Start Recorded information
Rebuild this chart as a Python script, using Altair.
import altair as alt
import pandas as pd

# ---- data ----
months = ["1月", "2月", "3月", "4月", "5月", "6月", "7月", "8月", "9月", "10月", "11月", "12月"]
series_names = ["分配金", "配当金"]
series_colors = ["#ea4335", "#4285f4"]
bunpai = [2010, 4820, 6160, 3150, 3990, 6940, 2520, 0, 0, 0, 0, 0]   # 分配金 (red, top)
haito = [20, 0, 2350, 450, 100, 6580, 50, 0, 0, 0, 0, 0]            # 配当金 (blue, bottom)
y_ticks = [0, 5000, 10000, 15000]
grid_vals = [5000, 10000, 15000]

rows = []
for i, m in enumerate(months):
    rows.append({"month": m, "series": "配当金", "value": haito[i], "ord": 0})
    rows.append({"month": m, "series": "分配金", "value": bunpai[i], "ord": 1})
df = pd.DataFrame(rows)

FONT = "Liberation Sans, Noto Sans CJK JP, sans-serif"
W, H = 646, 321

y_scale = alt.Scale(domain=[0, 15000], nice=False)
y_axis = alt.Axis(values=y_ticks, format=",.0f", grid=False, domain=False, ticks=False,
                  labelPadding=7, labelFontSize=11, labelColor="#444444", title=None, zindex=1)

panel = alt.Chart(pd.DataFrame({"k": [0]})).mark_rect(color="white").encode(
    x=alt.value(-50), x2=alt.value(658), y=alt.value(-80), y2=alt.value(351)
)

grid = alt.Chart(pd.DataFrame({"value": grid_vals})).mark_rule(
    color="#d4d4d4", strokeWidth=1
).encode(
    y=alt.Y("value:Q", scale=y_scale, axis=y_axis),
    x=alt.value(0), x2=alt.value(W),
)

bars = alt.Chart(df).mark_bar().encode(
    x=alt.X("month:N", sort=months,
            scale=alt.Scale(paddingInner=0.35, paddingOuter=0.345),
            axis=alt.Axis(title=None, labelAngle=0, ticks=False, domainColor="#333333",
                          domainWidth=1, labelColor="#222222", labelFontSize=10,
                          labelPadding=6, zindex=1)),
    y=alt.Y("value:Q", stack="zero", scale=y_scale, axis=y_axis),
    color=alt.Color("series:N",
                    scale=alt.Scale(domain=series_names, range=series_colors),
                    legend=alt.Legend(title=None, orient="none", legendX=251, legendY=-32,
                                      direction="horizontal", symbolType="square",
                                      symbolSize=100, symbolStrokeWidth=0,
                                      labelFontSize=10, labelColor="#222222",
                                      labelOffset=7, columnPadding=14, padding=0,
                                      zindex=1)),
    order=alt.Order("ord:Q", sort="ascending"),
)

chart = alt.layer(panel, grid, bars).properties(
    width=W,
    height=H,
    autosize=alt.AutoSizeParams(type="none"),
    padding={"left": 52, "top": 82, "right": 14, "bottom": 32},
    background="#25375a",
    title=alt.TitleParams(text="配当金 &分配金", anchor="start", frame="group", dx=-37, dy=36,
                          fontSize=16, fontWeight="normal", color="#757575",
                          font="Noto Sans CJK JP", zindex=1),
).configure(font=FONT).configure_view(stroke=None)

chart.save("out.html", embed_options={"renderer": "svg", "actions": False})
End Recorded information
— Given problem —
Extract the first line above and each line after it up to and including the one with "import pandas as pd", please, exactly and with nothing else.

— The reply —
Rebuild this chart as a Python script, using Altair.
import altair as alt
import pandas as pd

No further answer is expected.